9-9-2006
SPECIAL REPORT - CONSTRUCTION
Rick Lanning: A man driven to succeed
By Maura Hallam Sweley
When Rick Lanning was 18 years old he picked up and moved 1,300 miles away from his childhood home to pursue his destiny.

“I knew I wanted to be somebody,” said the 47-year-old business owner and entrepreneur. “I chose Washington for the opportunities that it could afford me.”

So, with just a few thousand dollars in his pocket, he relocated with his wife to the Pacific Northwest and bought some land, struggling to make a go of it in the construction industry.

“I started working for myself when I was 19,” said Lanning, “I built my first custom home when I was 20. From then on I’ve been self-employed.”

Lanning started in the construction industry when he was 15, doing carpentry for one of his teachers, and then working for a cabinet maker.

Today, Lanning owns or co-owns not one, but five businesses, from Homeland Construction, which he started 28 years ago, to his latest venture, Studio Snaidero in Seattle, which opened for business just a few weeks ago. Four of those businesses are construction-related.

Homeland Construction started as a custom home construction company, but in the last few years Lanning’s been branching out.

“The last four years we’ve done almost nothing but our own stuff,” said Lanning. Homeland builds spec homes, condos and mixed use developments. One of its latest projects is two new commercial buildings in downtown Kingston, the first such construction in the area in decades.

Two of Lanning’s other local businesses (he also co-owns a home weatherizing company in Nevada, run by his brother) have grown from needs his own construction company had.

“We’ve always been hard surface guys,” said Lanning of Homeland Construction. The company would frequently build all cabinets for projects, as well as lay tile and install granite slabs. There was so much demand for the granite slabs that Lanning started fabricating them in his garage.

The volume of granite fabrication work soon outgrew that space, as well as the wearing out his wife’s patience, so Lanning, along with business partner Greg Moga, started Sound Stoneworks in 2000. Sound Stoneworks is headquartered in Kingston and provides granite slabs to both contractors and homeowners. But the company doesn’t just do countertops.

“We’re carpenters,” he said. “We make all kinds of stuff out of granite.”

To date Sound Stoneworks has been one of Lanning’s most successful ventures.

“We make granite jobs easy for people,” he said, “and we’re swamped.”

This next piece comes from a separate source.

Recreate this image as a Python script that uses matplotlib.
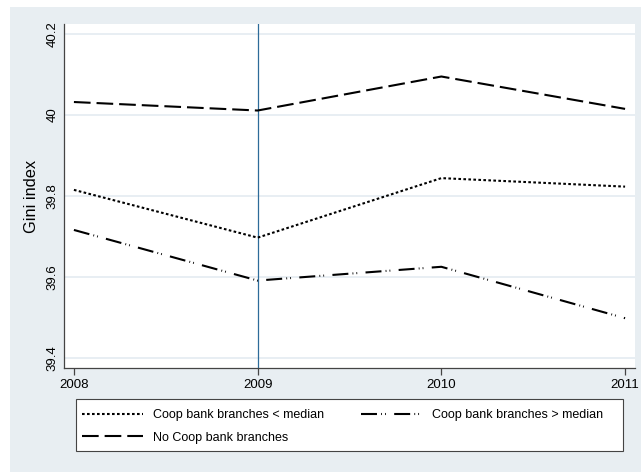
import matplotlib
matplotlib.use("Agg")
import matplotlib.pyplot as plt
from matplotlib.patches import Rectangle

plt.rcParams["font.family"] = ["Liberation Sans", "DejaVu Sans"]
plt.rcParams["lines.scale_dashes"] = False

years = [2008, 2009, 2010, 2011]
below_median = [39.815, 39.697, 39.844, 39.823]
above_median = [39.716, 39.591, 39.625, 39.498]
no_coop = [40.032, 40.011, 40.095, 40.015]

yticks = [39.4, 39.6, 39.8, 40.0, 40.2]
ytick_labels = ["39.4", "39.6", "39.8", "40", "40.2"]
event_year = 2009

W, H = 641, 472
fig = plt.figure(figsize=(W / 100, H / 100), dpi=100)
fig.patch.set_facecolor("white")

# light graph-region background
fig.add_artist(Rectangle((10 / W, 0), 1 - 10 / W, (H - 7) / H,
                         transform=fig.transFigure, facecolor="#e8eef2",
                         edgecolor="none", zorder=0))

ax = fig.add_axes([64 / W, 1 - 368 / H, (635 - 64) / W, (368 - 24) / H])
ax.set_facecolor("white")

for y in yticks:
    ax.axhline(y, color="#e2eaf0", lw=1.1, zorder=1)

ax.axvline(event_year, color="#2d6b99", lw=0.9, zorder=2)

lw = 1.5
l1, = ax.plot(years, below_median, color="black", lw=lw,
              linestyle=(0, (1.9, 1.7)), label="Coop bank branches < median", zorder=3)
l3, = ax.plot(years, no_coop, color="black", lw=lw,
              linestyle=(0, (12.0, 4.3)), label="No Coop bank branches", zorder=3)
l2, = ax.plot(years, above_median, color="black", lw=lw,
              linestyle=(0, (11.5, 3.0, 0.6, 2.2, 0.6, 6.0)),
              label="Coop bank branches > median", zorder=3)

ax.set_xlim(2007.946, 2011.054)
ax.set_ylim(39.375, 40.2247)

ax.set_xticks(years)
ax.set_xticklabels([str(y) for y in years], fontsize=9.5)
ax.set_yticks(yticks)
ax.set_yticklabels(ytick_labels, fontsize=9.5, rotation=90, va="center")
ax.tick_params(axis="x", length=5, width=0.9, color="#444444", pad=3)
ax.tick_params(axis="y", length=0, pad=4)

for side in ("top", "right"):
    ax.spines[side].set_visible(False)
for side in ("left", "bottom"):
    ax.spines[side].set_color("#444444")
    ax.spines[side].set_linewidth(0.9)

ax.set_ylabel("Gini index", fontsize=11.8, labelpad=5)

# legend box
fig.add_artist(Rectangle((76 / W, 1 - 451 / H), (623 - 76) / W, (451 - 399) / H,
                         transform=fig.transFigure, facecolor="white",
                         edgecolor="#444444", lw=0.8, zorder=4))
leg = fig.legend(handles=[l1, l3, l2], ncol=2, loc="upper left",
                 bbox_to_anchor=(82 / W, 1 - 409 / H),
                 borderaxespad=0, borderpad=0, fontsize=9, frameon=False,
                 handlelength=4.85, handletextpad=0.85, columnspacing=2.9,
                 labelspacing=0.85)
leg.set_zorder(5)

fig.savefig("out.png", dpi=100)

Lanning’s latest business venture, Studio Snaidero, a franchise showroom that sells the high-end Italian cabinetry brand Snaidero, originally stemmed from a desire to have a business that would supplement Sound Stoneworks. But in the few short weeks since the franchise location has been opened, it appears as if the opposite may end up being true.

“Architectural Digest hosted the grand opening,” said Lanning. “We had $140,000 worth of product placement for that showroom.”

While it’s too soon to tell if the store will be a long-term success, there certainly isn’t much competition in the area. The next closest Snaidero location that would serve the Seattle area is in San Francisco.

“There’s one in Vancouver, BC, but they don’t come over here,” said Lanning. “We’re pretty much it in the Northwest. It’s probably going to end up overshadowing [the other businesses].”

Most entrepreneurs would be satisfied with one successful business venture — or at least satisfied with one at a time. So what is it, exactly, that drives Lanning to take on so much?

In part, it’s a desire never to return to the poverty that he knew when he was starting out. But there’s more to it than that.

“There’s no such thing as retiring for me,” he said. “I love this stuff. I love construction. One gig’s not enough. When I [start a new project,] I can’t wait to play this game that I know how to play.”.